When the film finally ground to a halt, the audience in the cinema stood
up and as one started muttering things like "Is that it?" "Thank god
that's over" "Well, you can see why there are only two showings per day"
"What a pile of shit". I have never heard a cinema audience respond so
negatively to a film before. I at one point said "Well I can see now why
Kubrick died". "Yes," said my friend, "I'd die if I made a film that
bad."
We talked about it, and we had not a single kind word to say about it. I
have thought about it since, and find it void of redeeming features.
It is badly photographed.
The sets are often unconvincing.
The acting is mediocre at best.
The continuity is poor.
The lighting is awful.
The picture quality is poor. It looks as though it was shot on 8mm, and
the prints were made at Boots.
Hardly anything happens which is believable.

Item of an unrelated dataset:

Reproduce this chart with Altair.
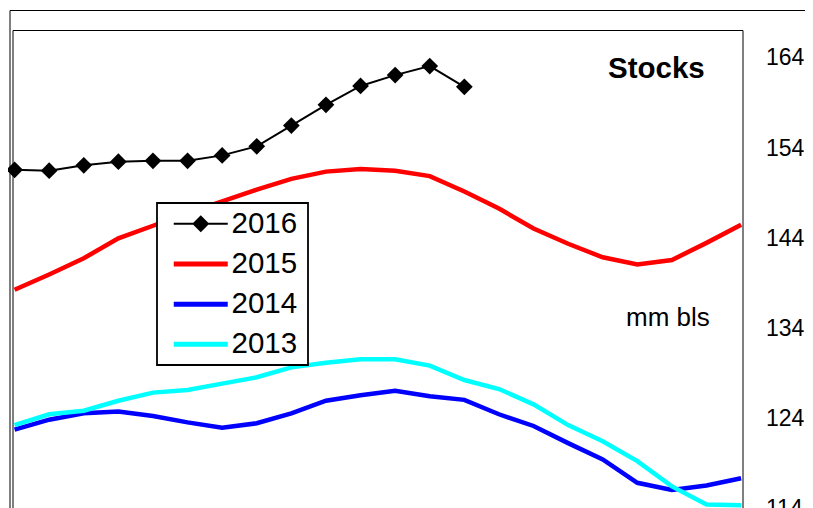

There are gaping holes in the plot.
Worse than all the above, it is i n c r e d i b l y s l o w. At no
point does the pace quicken. It is wildly too long. Every single
conversation happens at a snail's pace. Almost every conversation is
punctuated by very long awkward pauses. It seems as though Stanley
thought about every scene so much in isolation, that each scene took on
great significance, and to get the importance of what was happening
across, he dwelt on every word and action. Every scene could be halved in
length and lose nothing and gain much.
I was expecting a film in which Nicole Kidman and Tom Cruise play roughly
equally large parts. The film is almost entirely about the Tom Cruise
character. I was expecting an intelligent exploration of jealousy and
relationships and the like. Instead we get half way to a thriller, but
not all the way, not enough to make it interesting, and there is no
intelligent comment on human nature, nor, so far as I can tell, on
anything.
This film takes itself so amazingly seriously, and yet is transparently
ludicrous from start to finish. Human beings don't behave like that.
Nothing made sense. Characters kept acting on information which they
didn't have. The various parts of the world were not using the same
clock. The sun kept rising and falling at odd times, and characters would
go back to somewhere they'd been the day before, to find that no one there
had moved, changed clothes, or even finished what they were saying.
Yes, there is a bit of nudity in it, but this is presented in scenes of
such unnecessary length, and such little incident, that you just wish
they'd get on with the next scene.
I would thoroughly recommend this film to people I intensely dislike.